30 illustrators have called for protective legislation to stop AI from utilizing their work without permission, according to an Anime Dork article. The organization was created in reaction to both the recent general expansion of AI in their sector and, more specifically, the creation of the AI service “MIMIC,” made by developers RADIUS5 and deployed in beta form in 2022. The ability to upload and receive AI-generated artwork in a similar style has made it possible for anyone to copy an artist’s work without their knowledge or consent. Japanese government authorities have promised to restrict the use of AI soon. Still, the procedure isn’t going swiftly enough for artists whose livelihoods have been threatened by services like MIMIC.
The first manga wholly drawn by an AI, Cyberpunk: Peach John, is a famous example of AI theft that occurred recently. Peach John’s work resembles that of Tokyo Ghoul designer Sui Ishida, despite the claim made by its anonymous inventor Rootport that AI technologies do not endanger the careers of human artists. In the Chinese art market, where illustrators at large game companies discovered themselves completely supplanted by AI and demoted to small touch-up work that no longer supplies them with the means to make a life, there is additional proof refuting Rootport’s claims. Given these recent headlines, it should be no surprise that Japanese artists are acting to safeguard themselves and their creations before they become obsolete.
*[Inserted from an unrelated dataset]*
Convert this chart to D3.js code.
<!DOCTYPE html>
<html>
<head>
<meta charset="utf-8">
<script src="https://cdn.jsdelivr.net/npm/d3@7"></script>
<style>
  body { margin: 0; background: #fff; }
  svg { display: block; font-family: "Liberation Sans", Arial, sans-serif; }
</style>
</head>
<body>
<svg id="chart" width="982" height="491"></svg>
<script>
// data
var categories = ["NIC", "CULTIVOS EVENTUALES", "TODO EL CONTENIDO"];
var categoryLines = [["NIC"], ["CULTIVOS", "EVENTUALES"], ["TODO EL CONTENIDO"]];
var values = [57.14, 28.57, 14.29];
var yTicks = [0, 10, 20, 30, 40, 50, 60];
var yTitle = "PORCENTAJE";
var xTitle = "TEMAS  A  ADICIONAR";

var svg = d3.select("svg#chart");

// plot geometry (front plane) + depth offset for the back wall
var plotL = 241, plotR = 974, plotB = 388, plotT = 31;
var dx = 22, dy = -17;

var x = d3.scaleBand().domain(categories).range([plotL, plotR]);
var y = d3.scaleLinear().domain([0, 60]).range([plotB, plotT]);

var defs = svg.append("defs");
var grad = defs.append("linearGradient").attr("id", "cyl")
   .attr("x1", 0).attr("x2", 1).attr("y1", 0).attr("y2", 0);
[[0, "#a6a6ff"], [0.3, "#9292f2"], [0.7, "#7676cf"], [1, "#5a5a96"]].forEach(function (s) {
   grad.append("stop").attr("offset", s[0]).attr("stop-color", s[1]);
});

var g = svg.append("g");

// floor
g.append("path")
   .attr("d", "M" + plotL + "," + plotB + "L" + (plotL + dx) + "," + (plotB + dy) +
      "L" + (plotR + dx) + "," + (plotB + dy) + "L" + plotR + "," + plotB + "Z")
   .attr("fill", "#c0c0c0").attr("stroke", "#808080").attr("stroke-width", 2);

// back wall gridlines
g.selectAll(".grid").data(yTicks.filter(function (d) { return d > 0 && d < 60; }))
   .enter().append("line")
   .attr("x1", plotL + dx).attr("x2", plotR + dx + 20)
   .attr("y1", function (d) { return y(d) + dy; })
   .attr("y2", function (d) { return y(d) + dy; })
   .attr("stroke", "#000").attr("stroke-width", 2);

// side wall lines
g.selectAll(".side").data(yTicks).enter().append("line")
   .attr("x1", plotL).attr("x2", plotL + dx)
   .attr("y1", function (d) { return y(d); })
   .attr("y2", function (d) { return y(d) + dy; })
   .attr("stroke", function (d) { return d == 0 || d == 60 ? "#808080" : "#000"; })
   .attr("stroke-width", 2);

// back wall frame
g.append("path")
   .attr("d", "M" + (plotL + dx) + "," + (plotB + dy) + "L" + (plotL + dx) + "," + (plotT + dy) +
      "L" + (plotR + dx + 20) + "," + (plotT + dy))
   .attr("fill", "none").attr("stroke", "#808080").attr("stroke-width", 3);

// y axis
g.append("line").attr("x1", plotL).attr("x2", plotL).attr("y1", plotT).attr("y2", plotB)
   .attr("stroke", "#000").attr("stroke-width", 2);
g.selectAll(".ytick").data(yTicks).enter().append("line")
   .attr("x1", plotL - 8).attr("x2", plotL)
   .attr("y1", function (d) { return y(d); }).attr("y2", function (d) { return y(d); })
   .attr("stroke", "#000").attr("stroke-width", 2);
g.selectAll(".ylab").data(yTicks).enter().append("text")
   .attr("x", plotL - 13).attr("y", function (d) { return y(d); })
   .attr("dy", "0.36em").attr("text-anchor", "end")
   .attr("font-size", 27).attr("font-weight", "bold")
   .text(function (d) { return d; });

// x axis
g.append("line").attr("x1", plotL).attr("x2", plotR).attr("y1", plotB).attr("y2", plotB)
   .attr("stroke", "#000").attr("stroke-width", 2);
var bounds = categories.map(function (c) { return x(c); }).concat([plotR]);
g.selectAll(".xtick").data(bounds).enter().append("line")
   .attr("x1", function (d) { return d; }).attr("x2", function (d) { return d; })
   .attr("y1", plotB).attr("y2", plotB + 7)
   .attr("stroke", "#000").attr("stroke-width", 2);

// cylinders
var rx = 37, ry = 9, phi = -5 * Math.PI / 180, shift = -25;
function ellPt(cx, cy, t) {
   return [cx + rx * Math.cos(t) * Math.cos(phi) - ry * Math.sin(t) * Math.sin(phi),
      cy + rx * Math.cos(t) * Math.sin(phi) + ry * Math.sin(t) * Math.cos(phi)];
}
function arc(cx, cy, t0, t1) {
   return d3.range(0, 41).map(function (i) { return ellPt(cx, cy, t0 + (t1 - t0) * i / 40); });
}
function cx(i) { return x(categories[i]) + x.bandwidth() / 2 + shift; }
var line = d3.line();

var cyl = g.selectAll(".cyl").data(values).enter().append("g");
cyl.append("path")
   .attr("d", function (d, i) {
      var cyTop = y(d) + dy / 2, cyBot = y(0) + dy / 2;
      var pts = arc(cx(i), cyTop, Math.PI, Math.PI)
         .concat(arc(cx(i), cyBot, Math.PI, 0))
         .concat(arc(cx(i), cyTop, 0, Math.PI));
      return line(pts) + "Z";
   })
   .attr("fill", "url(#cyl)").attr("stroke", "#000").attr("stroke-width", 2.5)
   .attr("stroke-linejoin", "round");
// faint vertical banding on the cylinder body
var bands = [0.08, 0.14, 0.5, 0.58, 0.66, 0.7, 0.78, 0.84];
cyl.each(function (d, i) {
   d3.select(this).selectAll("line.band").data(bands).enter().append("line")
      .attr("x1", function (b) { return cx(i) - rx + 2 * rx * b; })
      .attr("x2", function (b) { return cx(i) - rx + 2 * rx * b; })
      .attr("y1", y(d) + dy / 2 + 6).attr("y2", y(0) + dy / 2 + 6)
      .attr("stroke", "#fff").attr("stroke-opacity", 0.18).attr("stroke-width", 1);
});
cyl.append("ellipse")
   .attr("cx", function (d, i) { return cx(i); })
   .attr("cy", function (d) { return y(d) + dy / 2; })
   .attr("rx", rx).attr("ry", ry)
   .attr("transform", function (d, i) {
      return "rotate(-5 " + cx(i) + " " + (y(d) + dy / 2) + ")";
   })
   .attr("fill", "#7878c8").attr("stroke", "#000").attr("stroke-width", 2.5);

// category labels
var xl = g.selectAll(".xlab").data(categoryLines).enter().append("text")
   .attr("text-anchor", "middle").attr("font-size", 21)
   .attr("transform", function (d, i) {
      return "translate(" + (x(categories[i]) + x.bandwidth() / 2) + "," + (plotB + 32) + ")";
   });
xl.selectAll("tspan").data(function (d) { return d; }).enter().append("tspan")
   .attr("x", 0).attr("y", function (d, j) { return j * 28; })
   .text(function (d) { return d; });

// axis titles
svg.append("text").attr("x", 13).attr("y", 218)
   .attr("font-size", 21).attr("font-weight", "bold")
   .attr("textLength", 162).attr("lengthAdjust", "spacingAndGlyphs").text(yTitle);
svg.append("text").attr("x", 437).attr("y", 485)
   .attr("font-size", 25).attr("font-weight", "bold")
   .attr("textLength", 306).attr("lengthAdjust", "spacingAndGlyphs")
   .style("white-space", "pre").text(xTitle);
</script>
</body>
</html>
Anime Fans Are Also Against AI and Support Japanese Artists
In the meantime, audiences are also protesting about AI because the opposition to its development has been more louder than any calls for support. Consider the anime short The Dog & The Boy from Netflix as an illustration. A substantial amount of the animation was created using picture generation techniques, which infuriated viewers who called it “a slap in the face of a lifetime’s worth of blood, sweat, & tears anime artists spend honing their craft.” Fans have generally protested against artificial technologies and art forms, such as the odd 3D models in Working for God in a Godless World or Demon Slayer’s latest use of CGI, demonstrating a preference for art that has a more human touch.
A Comparison Between Copyright Legislation in Europe and Japan
In contrast to Japan, numerous European nations are drafting legislation to safeguard copyright owners.
In Britain, copyrighted works obtained legitimately may be freely utilized for charitable study. The copyright holder’s consent is required before using these works for profit.
The British government contemplated legal changes in 2022 that would have allowed such materials to be freely used for commercial reasons. Still, the plan was abandoned in February 2023 due to concerns for artists and other people involved in creating artistic works.
In 2019, the European Union legalized using copyrighted materials in academic research. The EU also issued a regulation requiring its members to take action, such as setting up a mechanism that would allow authors to choose whether or not their works would be utilized for purposes other than academic research. To safeguard owners of copyrights, France, Germany, and other countries have enacted rules based on this directive.
The “fair use” theory in the United States permits the occasional use of copyright-protected works. On a case-by-case basis, courts determine whether using these works infringes on copyright. Four considerations are considered in each determination, including the “amount and substantiality” of the piece taken and the “effect of the use on the potential market for or value of the copyrighted work.” Similar laws in Canada that permit “fair dealing,” which is determined on a case-by-case basis.